Gwen Allen joined Orchard in May 2021 as a molecular product strategist. She holds a bachelor’s degree in animal sciences from North Carolina State University.
Corey and Gwen were former cofounders of Corwen LLC, a software company that developed and implemented state-of-the-art molecular technology in the laboratory field. Corwen was a strategic partner for Orchard and its clients to support COVID-19 testing. Orchard acquired Corwen LLC in April of 2021 to further its molecular testing capabilities.
Q: How do you see the expansion of molecular testing as the result of COVID-19 influencing the laboratory market post-pandemic?

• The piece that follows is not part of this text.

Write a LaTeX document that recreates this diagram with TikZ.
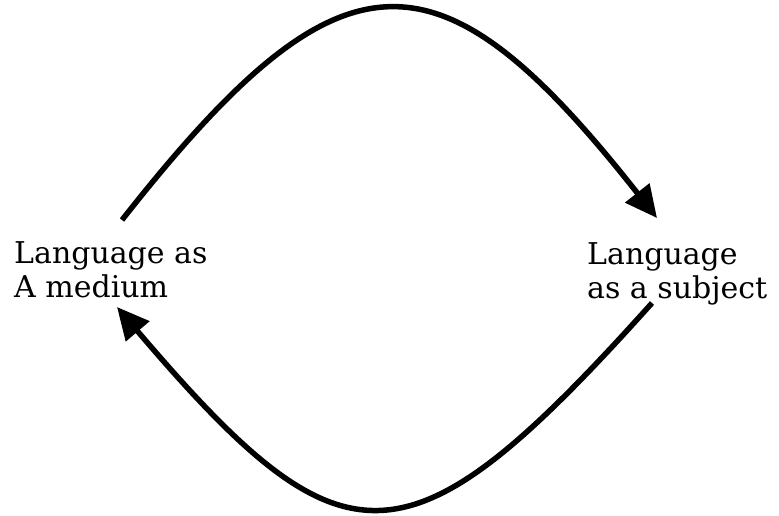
\documentclass[tikz,border=0pt]{standalone}
\usepackage{fontspec}
\setmainfont{DejaVu Serif}
\usetikzlibrary{arrows.meta}
\tikzset{
  label/.style={align=left, inner sep=0pt, anchor=north west, font=\fontsize{30}{34}\selectfont},
  arc/.style={line width=5.5pt, -{Triangle[length=32pt,width=30pt]}}
}
\begin{document}
\begin{tikzpicture}[x=1pt,y=1pt]
\useasboundingbox (0,0) rectangle (779,515);
\node[label] (medium) at (14,274) {Language as\\A medium};
\node[label] (subject) at (587,273) {Language\\as a subject};
\coordinate (ts) at (122,295);
\coordinate (te) at (657,297);
\coordinate (bs) at (652,212);
\coordinate (be) at (117,208);
\draw[arc] (ts) .. controls (342,575) and (438,575) .. (te);
\draw[arc] (bs) .. controls (408,-60) and (345,-60) .. (be);
\end{tikzpicture}
\end{document}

CS: Despite a lot of apprehension in the market surrounding the viability of PCR and molecular testing, COVID-19 more or less forced physicians to accept PCR as the gold standard method. This helped bring molecular testing out of the esoteric and more toward the front line as an asset. Since many labs had few—if any—PCR instruments, there was also a massive increase in purchases. Post-pandemic, labs will be expanding and capitalizing on this investment, and we expect to see an increase in PCR assays for sexually transmitted infections and other infectious diseases.
Q: What are the most pressing challenges in the molecular testing market?
CS: One of the biggest challenges is the manual processes used for molecular testing. Many labs rely on spreadsheets or paper documents, and reporting, sample management, and inventory management are all manual as well. There is no pipelined automation into a LIMS or an LIS and processes are siloed.
GA: Another challenge is the lack of standards in the molecular market. Despite the fact that molecular labs adhere to CLIA, CAP, and COLA regulations, they lack the standards—specific methodology and instruments—that the traditional clinical labs rely on. As molecular testing becomes more mainstream, we expect to see more standardization across the field.
Q: How can a molecular IT solution improve patient safety?
CS: It can overcome some of the limitations and risks associated with manual data management methods like spreadsheets. It is easy to accidentally move, shift, or delete entries in a spreadsheet. These errors happen in a vacuum because unlike a traditional LIMS, there is no auditing or specimen tracking. We are bringing this level of visibility and fine-grain tracking to the molecular market.
GA: For example, many years ago, one of our clients called me in the middle of the night in tears because they had accidentally shifted a row in the spreadsheet containing data for thousands of patients. The only solution was to go through the results one by one to audit and ensure the data was associated with the correct patient ID.
Q: What are the biggest hurdles to the future expansion of molecular testing?
GA: From our perspective, the biggest challenge is securing vendor buy-in. A lot of these instruments are closed boxes made for research and development work. They essentially need to start opening up to the LIMS so we can do native integration and a more traditional bi-directional interfacing. Ultimately, it will make this a much easier and safer process.
CS: In organizations of every size, we have seen a mix and match of equipment from different vendors. The challenge is to gain insight into communication with these devices to develop a bridging system that brings everything together efficiently. Many of the manufacturers are very responsive and want to work with LIS vendors and IT vendors so they can offer certain packages to their customers.
Q: What do you foresee with respect to IT solutions in the molecular market in the next decade?
CS: Next-generation sequencing (NGS) is where the focus will be in the future. Right now, it is a very disparate market. Many labs acquire NGS equipment for whole genome sequencing, but then have to work with multiple different vendors and use their pipelines to extract useful information from the sequencing data. In the next decade, there will likely be more third parties who come together with vendors like ourselves, who offer more open-ended software solutions. Together, we can make single nucleotide polymorphism (SNP) assays and exome testing more efficient.